■ **The exercise**
Print all of the lines exactly. Any picture among them stays out.

■ **Data excerpt**

(begin)

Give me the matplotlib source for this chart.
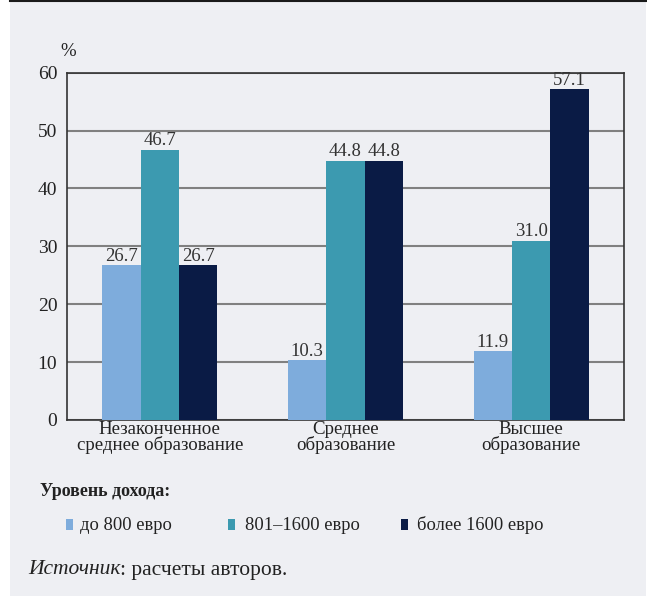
import matplotlib
matplotlib.use("Agg")
import matplotlib.pyplot as plt
from matplotlib.patches import Rectangle
from matplotlib.lines import Line2D
import numpy as np

plt.rcParams['font.family'] = ['Liberation Serif', 'DejaVu Serif']

categories = ["Незаконченное\nсреднее образование", "Среднее\nобразование", "Высшее\nобразование"]
series_names = ["до 800 евро", "801–1600 евро", "более 1600 евро"]
low = [26.7, 10.3, 11.9]
mid = [46.7, 44.8, 31.0]
high = [26.7, 44.8, 57.1]
yticks = [0, 10, 20, 30, 40, 50, 60]
legend_title = "Уровень дохода:"
source_label = "Источник"
source_rest = ": расчеты авторов."

colors = ["#7eacdc", "#3c9ab0", "#0a1b45"]
bg = "#eeeff3"
txt = "#222222"
W, H = 647, 596

fig = plt.figure(figsize=(W/100, H/100), dpi=100, facecolor="white")
fig.add_artist(Rectangle((10/W, 0), 636/W, 1, transform=fig.transFigure,
                         facecolor=bg, edgecolor="none", zorder=-10))
fig.add_artist(Line2D([10/W, 646/W], [1-1/H, 1-1/H], transform=fig.transFigure,
                      color="#1a1a1a", lw=1.5))

ax = fig.add_axes([67/W, 1-420/H, 557/W, 347.3/H])
ax.set_facecolor(bg)

x = np.arange(len(categories))
bw = 0.207
series = [low, mid, high]
for i, (vals, c) in enumerate(zip(series, colors)):
    pos = x + (i-1)*bw
    ax.bar(pos, vals, width=bw, color=c, edgecolor="none", zorder=3, label=series_names[i])
    for p, v in zip(pos, vals):
        ax.text(p, v+0.1, f"{v:.1f}", ha="center", va="bottom", fontsize=13.5, color="#333333", zorder=4)

ax.set_xlim(-0.5, 2.5)
ax.set_ylim(0, 60)
ax.set_yticks(yticks)
ax.set_yticklabels([str(t) for t in yticks], fontsize=14, color=txt)
ax.set_xticks(x)
ax.set_xticklabels(categories, fontsize=13.6, color=txt, linespacing=0.8)
ax.tick_params(axis="both", length=0)
ax.tick_params(axis="y", pad=7)
ax.tick_params(axis="x", pad=1)
ax.yaxis.grid(True, color="#808080", lw=1.5, zorder=1)
ax.set_axisbelow(True)
for s in ax.spines.values():
    s.set_color("#333333")
    s.set_linewidth(1.2)

fig.text(68/W, 1-52/H, "%", ha="center", va="center", fontsize=13.5, color=txt)

fig.text(40/W, 1-492/H, legend_title, ha="left", va="center", fontsize=13,
         fontweight="bold", color=txt)
sq_x = [66, 228, 401]
tx_x = [80, 245, 417]
for sx, tx, c, name in zip(sq_x, tx_x, colors, series_names):
    fig.add_artist(Rectangle((sx/W, 1-530/H), 7/W, 11/H, transform=fig.transFigure,
                             facecolor=c, edgecolor="none"))
    fig.text(tx/W, 1-525/H, name, ha="left", va="center", fontsize=13.3, color=txt)

t = fig.text(28/W, 1-570/H, source_label, ha="left", va="center", fontsize=15.5,
             style="italic", color=txt)
fig.canvas.draw()
bb = t.get_window_extent()
fig.text(bb.x1/W, 1-570/H, source_rest, ha="left", va="center", fontsize=15.5, color=txt)

fig.savefig("out.png", dpi=100, facecolor="white")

(end)

■ **Solved exercise**
Give me the matplotlib source for this chart.
import matplotlib
matplotlib.use("Agg")
import matplotlib.pyplot as plt
from matplotlib.patches import Rectangle
from matplotlib.lines import Line2D
import numpy as np

plt.rcParams['font.family'] = ['Liberation Serif', 'DejaVu Serif']

categories = ["Незаконченное\nсреднее образование", "Среднее\nобразование", "Высшее\nобразование"]
series_names = ["до 800 евро", "801–1600 евро", "более 1600 евро"]
low = [26.7, 10.3, 11.9]
mid = [46.7, 44.8, 31.0]
high = [26.7, 44.8, 57.1]
yticks = [0, 10, 20, 30, 40, 50, 60]
legend_title = "Уровень дохода:"
source_label = "Источник"
source_rest = ": расчеты авторов."

colors = ["#7eacdc", "#3c9ab0", "#0a1b45"]
bg = "#eeeff3"
txt = "#222222"
W, H = 647, 596

fig = plt.figure(figsize=(W/100, H/100), dpi=100, facecolor="white")
fig.add_artist(Rectangle((10/W, 0), 636/W, 1, transform=fig.transFigure,
                         facecolor=bg, edgecolor="none", zorder=-10))
fig.add_artist(Line2D([10/W, 646/W], [1-1/H, 1-1/H], transform=fig.transFigure,
                      color="#1a1a1a", lw=1.5))

ax = fig.add_axes([67/W, 1-420/H, 557/W, 347.3/H])
ax.set_facecolor(bg)

x = np.arange(len(categories))
bw = 0.207
series = [low, mid, high]
for i, (vals, c) in enumerate(zip(series, colors)):
    pos = x + (i-1)*bw
    ax.bar(pos, vals, width=bw, color=c, edgecolor="none", zorder=3, label=series_names[i])
    for p, v in zip(pos, vals):
        ax.text(p, v+0.1, f"{v:.1f}", ha="center", va="bottom", fontsize=13.5, color="#333333", zorder=4)

ax.set_xlim(-0.5, 2.5)
ax.set_ylim(0, 60)
ax.set_yticks(yticks)
ax.set_yticklabels([str(t) for t in yticks], fontsize=14, color=txt)
ax.set_xticks(x)
ax.set_xticklabels(categories, fontsize=13.6, color=txt, linespacing=0.8)
ax.tick_params(axis="both", length=0)
ax.tick_params(axis="y", pad=7)
ax.tick_params(axis="x", pad=1)
ax.yaxis.grid(True, color="#808080", lw=1.5, zorder=1)
ax.set_axisbelow(True)
for s in ax.spines.values():
    s.set_color("#333333")
    s.set_linewidth(1.2)

fig.text(68/W, 1-52/H, "%", ha="center", va="center", fontsize=13.5, color=txt)

fig.text(40/W, 1-492/H, legend_title, ha="left", va="center", fontsize=13,
         fontweight="bold", color=txt)
sq_x = [66, 228, 401]
tx_x = [80, 245, 417]
for sx, tx, c, name in zip(sq_x, tx_x, colors, series_names):
    fig.add_artist(Rectangle((sx/W, 1-530/H), 7/W, 11/H, transform=fig.transFigure,
                             facecolor=c, edgecolor="none"))
    fig.text(tx/W, 1-525/H, name, ha="left", va="center", fontsize=13.3, color=txt)

t = fig.text(28/W, 1-570/H, source_label, ha="left", va="center", fontsize=15.5,
             style="italic", color=txt)
fig.canvas.draw()
bb = t.get_window_extent()
fig.text(bb.x1/W, 1-570/H, source_rest, ha="left", va="center", fontsize=15.5, color=txt)

fig.savefig("out.png", dpi=100, facecolor="white")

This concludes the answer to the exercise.